▶ [What you need to do] Only the lines from the top of the listing below to the line that has "(9,523) -- (938,523);" should be echoed, with both ends kept and pictures left out.

▶ [Collected material]
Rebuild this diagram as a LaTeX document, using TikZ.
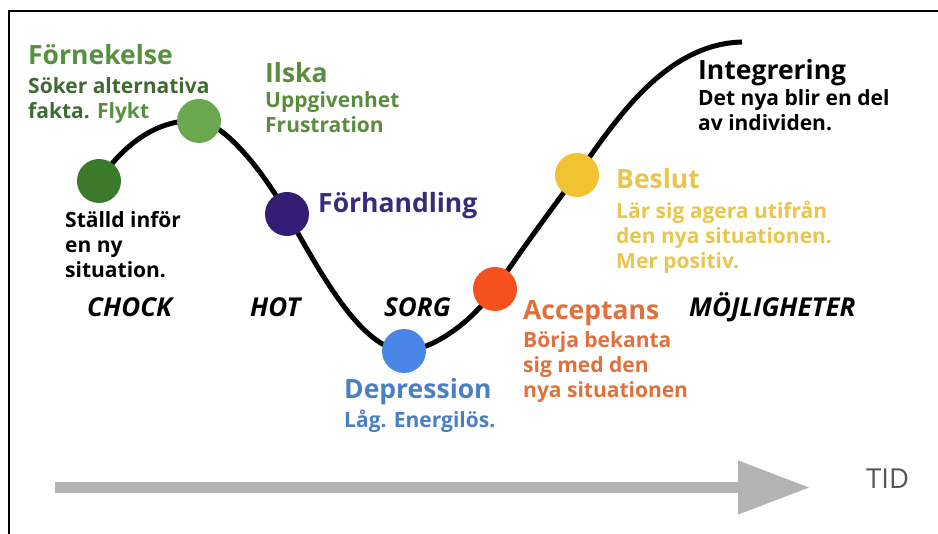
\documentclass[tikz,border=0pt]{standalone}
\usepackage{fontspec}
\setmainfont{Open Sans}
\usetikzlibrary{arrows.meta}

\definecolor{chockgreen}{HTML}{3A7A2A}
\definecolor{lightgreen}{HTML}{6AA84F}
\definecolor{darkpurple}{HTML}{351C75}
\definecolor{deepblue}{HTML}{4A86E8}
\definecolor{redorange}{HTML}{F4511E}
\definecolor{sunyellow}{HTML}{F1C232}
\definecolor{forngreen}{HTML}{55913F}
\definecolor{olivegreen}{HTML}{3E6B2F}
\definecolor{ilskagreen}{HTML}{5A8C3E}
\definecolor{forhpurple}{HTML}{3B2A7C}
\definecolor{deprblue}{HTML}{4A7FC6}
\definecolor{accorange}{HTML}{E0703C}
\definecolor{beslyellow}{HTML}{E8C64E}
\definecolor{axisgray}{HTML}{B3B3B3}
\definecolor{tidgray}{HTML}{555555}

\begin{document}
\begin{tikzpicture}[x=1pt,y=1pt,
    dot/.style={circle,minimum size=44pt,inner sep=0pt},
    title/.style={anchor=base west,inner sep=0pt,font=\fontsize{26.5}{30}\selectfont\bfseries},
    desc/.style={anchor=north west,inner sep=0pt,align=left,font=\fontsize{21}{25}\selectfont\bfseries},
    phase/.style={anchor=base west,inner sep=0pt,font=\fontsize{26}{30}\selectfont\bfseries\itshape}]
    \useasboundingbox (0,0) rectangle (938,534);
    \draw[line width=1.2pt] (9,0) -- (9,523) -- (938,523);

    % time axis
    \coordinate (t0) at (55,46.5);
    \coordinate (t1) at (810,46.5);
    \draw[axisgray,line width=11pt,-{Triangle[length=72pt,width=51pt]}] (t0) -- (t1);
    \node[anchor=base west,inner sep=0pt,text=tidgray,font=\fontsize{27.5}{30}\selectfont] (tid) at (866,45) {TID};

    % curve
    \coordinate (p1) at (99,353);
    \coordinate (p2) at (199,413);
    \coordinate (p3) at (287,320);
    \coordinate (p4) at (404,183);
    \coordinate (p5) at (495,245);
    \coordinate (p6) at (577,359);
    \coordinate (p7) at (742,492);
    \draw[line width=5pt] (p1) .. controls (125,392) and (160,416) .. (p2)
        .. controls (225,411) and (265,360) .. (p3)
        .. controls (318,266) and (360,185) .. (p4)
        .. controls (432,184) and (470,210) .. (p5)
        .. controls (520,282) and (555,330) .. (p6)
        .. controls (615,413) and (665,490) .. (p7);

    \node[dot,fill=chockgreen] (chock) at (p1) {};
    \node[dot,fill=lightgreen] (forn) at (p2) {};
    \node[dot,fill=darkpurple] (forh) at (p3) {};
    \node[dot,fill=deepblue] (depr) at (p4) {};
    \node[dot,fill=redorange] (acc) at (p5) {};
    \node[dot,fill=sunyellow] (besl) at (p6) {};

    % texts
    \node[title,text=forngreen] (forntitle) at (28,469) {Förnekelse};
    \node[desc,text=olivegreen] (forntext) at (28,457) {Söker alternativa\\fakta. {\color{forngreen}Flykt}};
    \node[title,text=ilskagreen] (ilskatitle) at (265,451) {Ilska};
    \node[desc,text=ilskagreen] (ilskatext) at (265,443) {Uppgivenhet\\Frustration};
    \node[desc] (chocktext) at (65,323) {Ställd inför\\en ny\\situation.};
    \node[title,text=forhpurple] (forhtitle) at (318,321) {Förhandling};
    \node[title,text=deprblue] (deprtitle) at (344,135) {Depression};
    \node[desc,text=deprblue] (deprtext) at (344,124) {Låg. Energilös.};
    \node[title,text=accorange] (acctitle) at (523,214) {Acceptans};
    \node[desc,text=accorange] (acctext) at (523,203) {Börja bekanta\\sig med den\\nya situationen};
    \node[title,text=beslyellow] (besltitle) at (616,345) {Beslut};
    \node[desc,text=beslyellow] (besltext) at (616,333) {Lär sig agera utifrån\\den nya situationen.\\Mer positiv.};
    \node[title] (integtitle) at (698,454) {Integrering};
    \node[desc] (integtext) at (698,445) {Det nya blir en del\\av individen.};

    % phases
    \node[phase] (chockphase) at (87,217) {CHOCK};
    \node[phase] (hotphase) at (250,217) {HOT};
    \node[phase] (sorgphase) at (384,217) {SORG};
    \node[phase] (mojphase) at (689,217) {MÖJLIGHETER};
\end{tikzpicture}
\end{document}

▶ [Task result]
Rebuild this diagram as a LaTeX document, using TikZ.
\documentclass[tikz,border=0pt]{standalone}
\usepackage{fontspec}
\setmainfont{Open Sans}
\usetikzlibrary{arrows.meta}

\definecolor{chockgreen}{HTML}{3A7A2A}
\definecolor{lightgreen}{HTML}{6AA84F}
\definecolor{darkpurple}{HTML}{351C75}
\definecolor{deepblue}{HTML}{4A86E8}
\definecolor{redorange}{HTML}{F4511E}
\definecolor{sunyellow}{HTML}{F1C232}
\definecolor{forngreen}{HTML}{55913F}
\definecolor{olivegreen}{HTML}{3E6B2F}
\definecolor{ilskagreen}{HTML}{5A8C3E}
\definecolor{forhpurple}{HTML}{3B2A7C}
\definecolor{deprblue}{HTML}{4A7FC6}
\definecolor{accorange}{HTML}{E0703C}
\definecolor{beslyellow}{HTML}{E8C64E}
\definecolor{axisgray}{HTML}{B3B3B3}
\definecolor{tidgray}{HTML}{555555}

\begin{document}
\begin{tikzpicture}[x=1pt,y=1pt,
    dot/.style={circle,minimum size=44pt,inner sep=0pt},
    title/.style={anchor=base west,inner sep=0pt,font=\fontsize{26.5}{30}\selectfont\bfseries},
    desc/.style={anchor=north west,inner sep=0pt,align=left,font=\fontsize{21}{25}\selectfont\bfseries},
    phase/.style={anchor=base west,inner sep=0pt,font=\fontsize{26}{30}\selectfont\bfseries\itshape}]
    \useasboundingbox (0,0) rectangle (938,534);
    \draw[line width=1.2pt] (9,0) -- (9,523) -- (938,523);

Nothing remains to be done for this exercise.